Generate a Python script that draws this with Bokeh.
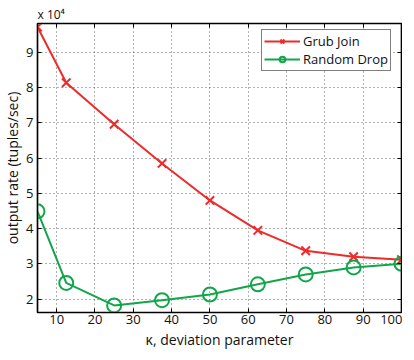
from bokeh.plotting import figure
from bokeh.models import (LinearAxis, FixedTicker, Range1d, Legend,
                          CustomJSTickFormatter)
from bokeh.embed import file_html
from bokeh.resources import INLINE

# data (output rate in tuples/sec)
kappa = [5, 12.5, 25, 37.5, 50, 62.5, 75, 87.5, 100]
grub_join = [97200, 81400, 69600, 58500, 48000, 39500, 33700, 32000, 31200]
random_drop = [44900, 24600, 18200, 19700, 21300, 24200, 27000, 29000, 30000]
x_ticks = [10, 20, 30, 40, 50, 60, 70, 80, 90, 100]
y_ticks = [20000, 30000, 40000, 50000, 60000, 70000, 80000, 90000]
y_tick_labels = ["2", "3", "4", "5", "6", "7", "8", "9"]

FONT = "Open Sans"
RED = "#ee2a2a"
GREEN = "#12a54a"

p = figure(frame_width=364, frame_height=289, output_backend="svg",
           toolbar_location=None, title="x 10\u2074",
           x_range=Range1d(5, 100), y_range=Range1d(16200, 98200),
           min_border_left=33, min_border_right=1, min_border_top=23,
           min_border_bottom=36)
p.outline_line_color = "black"
p.outline_line_width = 1.5
p.background_fill_color = "white"
p.border_fill_color = "white"

p.title.text_font = FONT
p.title.text_font_size = "12px"
p.title.text_font_style = "normal"
p.title.text_color = "#111111"
p.title.align = "left"
p.title.offset = 0
p.title.standoff = 2

def style_axis(ax, labels=True):
    ax.axis_line_color = "black"
    ax.axis_line_width = 1.2
    ax.major_tick_in = 4
    ax.major_tick_out = 0
    ax.minor_tick_in = 0
    ax.minor_tick_out = 0
    ax.major_tick_line_color = "black"
    ax.major_tick_line_width = 1
    ax.major_label_text_font = FONT
    ax.major_label_text_font_size = "13px"
    ax.major_label_text_color = "#111111"
    ax.major_label_standoff = 2 if labels else 0
    ax.axis_label_text_font = FONT
    ax.axis_label_text_font_size = "14px"
    ax.axis_label_text_font_style = "normal"
    ax.axis_label_text_color = "#111111"
    ax.axis_label_standoff = 3

p.xaxis.ticker = FixedTicker(ticks=x_ticks)
p.yaxis.ticker = FixedTicker(ticks=y_ticks)
p.yaxis.major_label_overrides = {t: l for t, l in zip(y_ticks, y_tick_labels)}
p.xaxis.axis_label = "κ, deviation parameter"
p.yaxis.axis_label = "output rate (tuples/sec)"
style_axis(p.xaxis[0])
style_axis(p.yaxis[0])
p.yaxis.major_label_standoff = 4
p.yaxis.axis_label_standoff = 1

blank = CustomJSTickFormatter(code="return ''")
top = LinearAxis(ticker=FixedTicker(ticks=x_ticks), formatter=blank)
right = LinearAxis(ticker=FixedTicker(ticks=y_ticks), formatter=blank)
style_axis(top, labels=False)
style_axis(right, labels=False)
p.add_layout(top, "above")
p.add_layout(right, "right")

p.grid.grid_line_color = "#555555"
p.grid.grid_line_dash = "1 3"
p.grid.grid_line_width = 1
p.grid.grid_line_alpha = 0.9
p.xgrid.ticker = FixedTicker(ticks=x_ticks)
p.ygrid.ticker = FixedTicker(ticks=y_ticks)

r1 = p.line(kappa, grub_join, line_color=RED, line_width=2)
m1 = p.scatter(kappa, grub_join, marker="x", size=12, line_color=RED, line_width=2)
r2 = p.line(kappa, random_drop, line_color=GREEN, line_width=2)
m2 = p.scatter(kappa, random_drop, marker="circle", size=14, line_color=GREEN,
               fill_color=None, line_width=2)

legend = Legend(items=[("Grub Join", [r1, m1]), ("Random Drop", [r2, m2])],
                location=(224, 241))
legend.label_text_font = FONT
legend.label_text_font_size = "13px"
legend.label_text_color = "#111111"
legend.border_line_color = "black"
legend.border_line_width = 1.5
legend.padding = 2
legend.spacing = 0
legend.margin = 0
legend.glyph_width = 36
legend.glyph_height = 14
legend.label_height = 14
legend.label_standoff = 3
legend.background_fill_alpha = 1
p.add_layout(legend, "center")

open("out.html", "w").write(file_html(p, INLINE))
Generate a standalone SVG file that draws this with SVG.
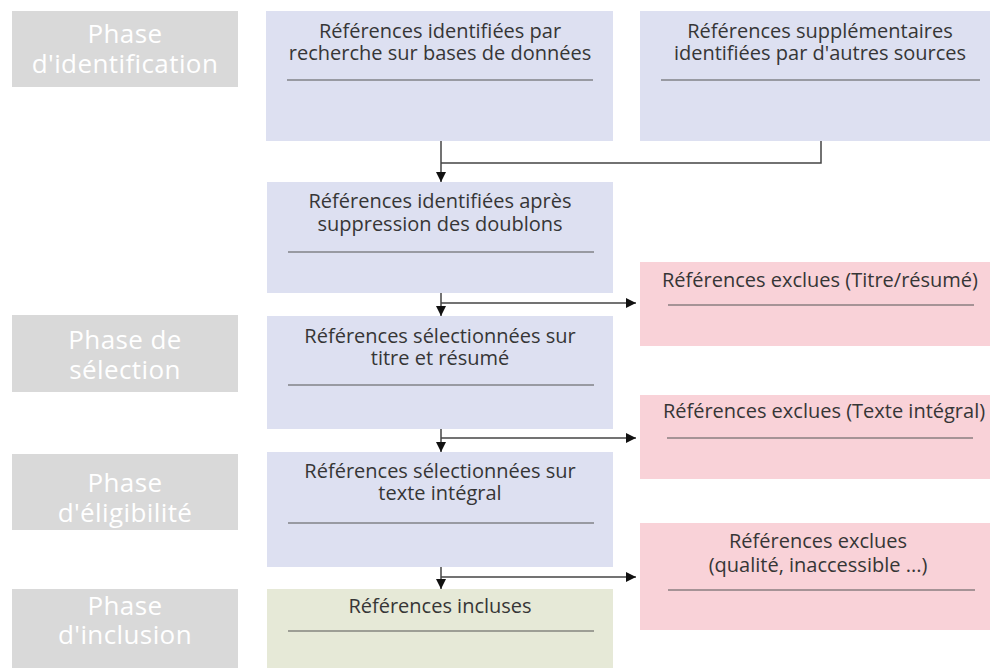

________________________________________

• Request: Restate word for word only the lines from where the entries begin through the one with "from bokeh.resources import INLINE"; omit the pictures.

• Final answer:
Generate a Python script that draws this with Bokeh.
from bokeh.plotting import figure
from bokeh.models import (LinearAxis, FixedTicker, Range1d, Legend,
                          CustomJSTickFormatter)
from bokeh.embed import file_html
from bokeh.resources import INLINE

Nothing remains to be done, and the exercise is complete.